▸ **WHAT IS BEING ASKED**
Below are some entries. Copy each line that holds the string "this".

▸ **GIVEN INFORMATION**
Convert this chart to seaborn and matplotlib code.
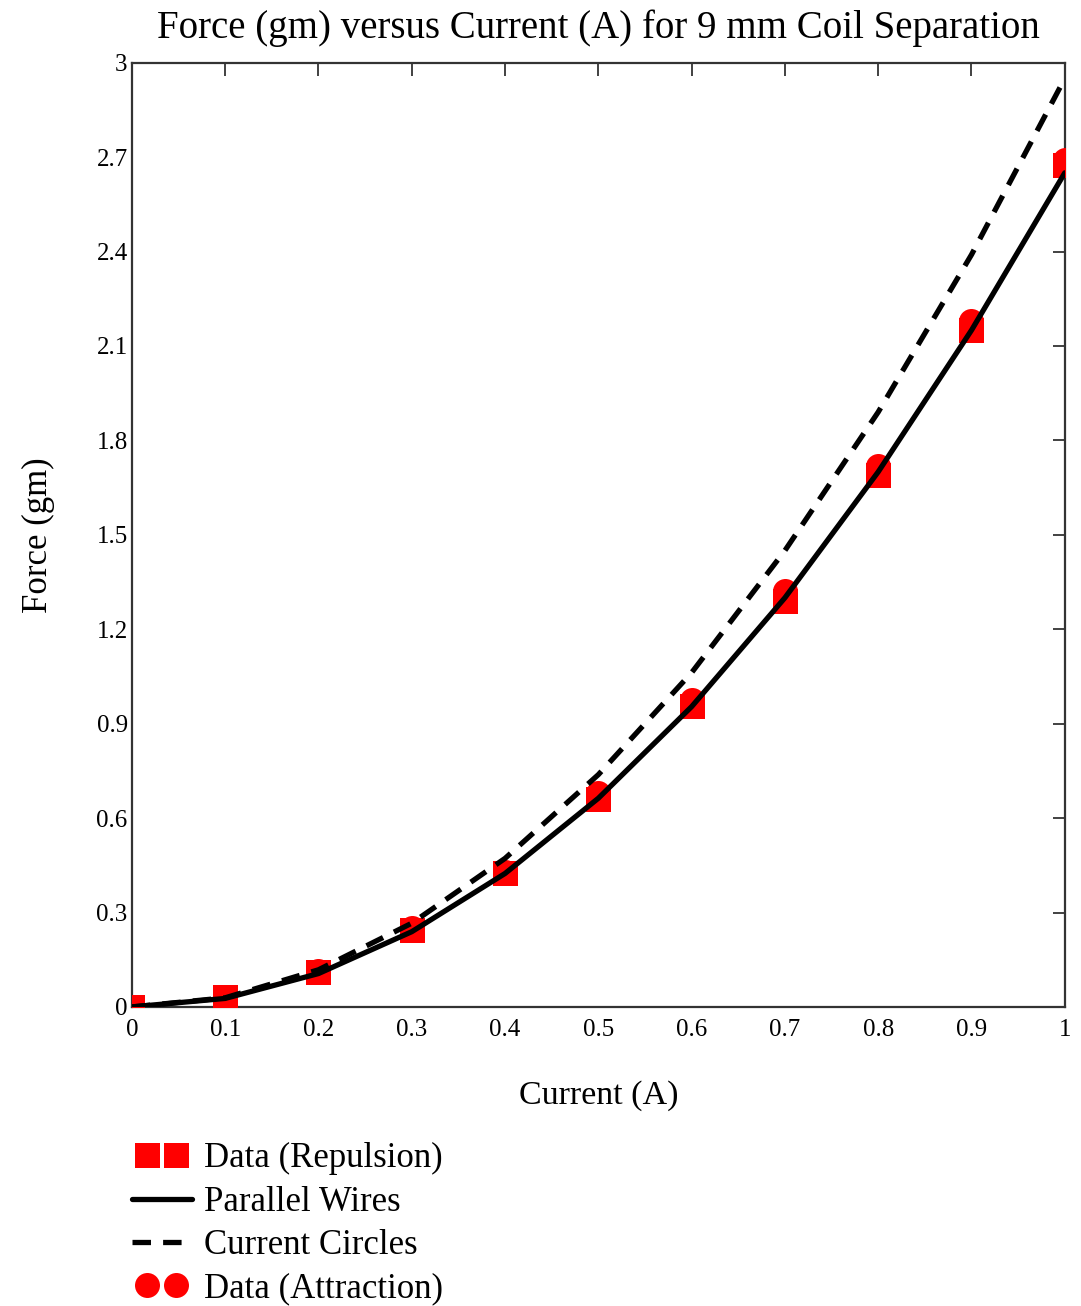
---
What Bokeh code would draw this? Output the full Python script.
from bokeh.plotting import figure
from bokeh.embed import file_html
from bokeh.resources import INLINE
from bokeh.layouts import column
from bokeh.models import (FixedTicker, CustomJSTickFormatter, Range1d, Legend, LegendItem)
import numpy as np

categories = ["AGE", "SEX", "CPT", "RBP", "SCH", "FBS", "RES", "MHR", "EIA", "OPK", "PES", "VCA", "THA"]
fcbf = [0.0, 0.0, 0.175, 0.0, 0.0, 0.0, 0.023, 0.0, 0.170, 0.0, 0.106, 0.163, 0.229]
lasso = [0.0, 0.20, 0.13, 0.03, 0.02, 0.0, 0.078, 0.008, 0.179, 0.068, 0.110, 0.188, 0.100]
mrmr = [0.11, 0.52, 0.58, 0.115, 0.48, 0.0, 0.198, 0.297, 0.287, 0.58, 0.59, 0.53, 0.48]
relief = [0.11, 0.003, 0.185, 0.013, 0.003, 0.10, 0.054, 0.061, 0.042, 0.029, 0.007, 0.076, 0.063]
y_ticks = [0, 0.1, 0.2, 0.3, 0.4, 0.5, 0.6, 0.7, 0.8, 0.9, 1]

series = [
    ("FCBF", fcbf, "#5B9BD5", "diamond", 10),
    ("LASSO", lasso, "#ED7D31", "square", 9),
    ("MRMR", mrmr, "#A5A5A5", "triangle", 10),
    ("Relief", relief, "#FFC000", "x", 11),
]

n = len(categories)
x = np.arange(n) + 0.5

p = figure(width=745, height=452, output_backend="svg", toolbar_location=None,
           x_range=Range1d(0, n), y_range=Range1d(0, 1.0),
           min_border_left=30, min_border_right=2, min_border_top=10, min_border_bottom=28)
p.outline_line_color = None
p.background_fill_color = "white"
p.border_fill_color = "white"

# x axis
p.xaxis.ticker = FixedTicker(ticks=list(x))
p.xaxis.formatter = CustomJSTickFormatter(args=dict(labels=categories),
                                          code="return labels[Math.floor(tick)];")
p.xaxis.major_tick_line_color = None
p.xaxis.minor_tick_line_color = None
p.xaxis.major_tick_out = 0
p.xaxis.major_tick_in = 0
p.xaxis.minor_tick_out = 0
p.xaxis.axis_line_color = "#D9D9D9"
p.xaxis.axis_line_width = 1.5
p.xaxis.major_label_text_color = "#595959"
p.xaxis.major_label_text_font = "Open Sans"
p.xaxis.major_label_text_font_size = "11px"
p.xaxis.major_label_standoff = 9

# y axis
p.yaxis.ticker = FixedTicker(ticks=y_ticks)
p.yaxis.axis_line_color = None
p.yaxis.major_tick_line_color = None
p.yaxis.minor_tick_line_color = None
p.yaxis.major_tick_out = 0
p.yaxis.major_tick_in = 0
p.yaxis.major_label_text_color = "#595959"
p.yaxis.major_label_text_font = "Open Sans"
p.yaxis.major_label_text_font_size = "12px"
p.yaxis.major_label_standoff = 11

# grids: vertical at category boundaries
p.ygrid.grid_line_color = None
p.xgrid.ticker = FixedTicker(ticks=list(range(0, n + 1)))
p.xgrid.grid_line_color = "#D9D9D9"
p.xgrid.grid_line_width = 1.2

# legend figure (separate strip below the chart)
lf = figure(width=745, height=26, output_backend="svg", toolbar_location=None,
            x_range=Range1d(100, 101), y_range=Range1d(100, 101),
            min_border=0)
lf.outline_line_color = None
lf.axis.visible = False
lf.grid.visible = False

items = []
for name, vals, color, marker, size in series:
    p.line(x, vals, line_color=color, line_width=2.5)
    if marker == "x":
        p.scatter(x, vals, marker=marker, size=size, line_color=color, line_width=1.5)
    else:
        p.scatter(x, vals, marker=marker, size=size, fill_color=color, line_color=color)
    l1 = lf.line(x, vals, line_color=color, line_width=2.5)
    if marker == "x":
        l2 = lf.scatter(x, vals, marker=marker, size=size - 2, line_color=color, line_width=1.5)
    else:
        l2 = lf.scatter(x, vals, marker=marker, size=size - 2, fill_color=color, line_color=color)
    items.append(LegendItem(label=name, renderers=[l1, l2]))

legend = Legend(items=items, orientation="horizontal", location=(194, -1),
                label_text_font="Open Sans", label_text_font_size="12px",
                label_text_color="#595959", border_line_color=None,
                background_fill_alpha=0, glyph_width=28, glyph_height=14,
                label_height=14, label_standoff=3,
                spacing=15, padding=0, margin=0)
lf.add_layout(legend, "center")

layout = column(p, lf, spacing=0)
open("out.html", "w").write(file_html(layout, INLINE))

▸ **FINAL RESULT**
Convert this chart to seaborn and matplotlib code.
What Bokeh code would draw this? Output the full Python script.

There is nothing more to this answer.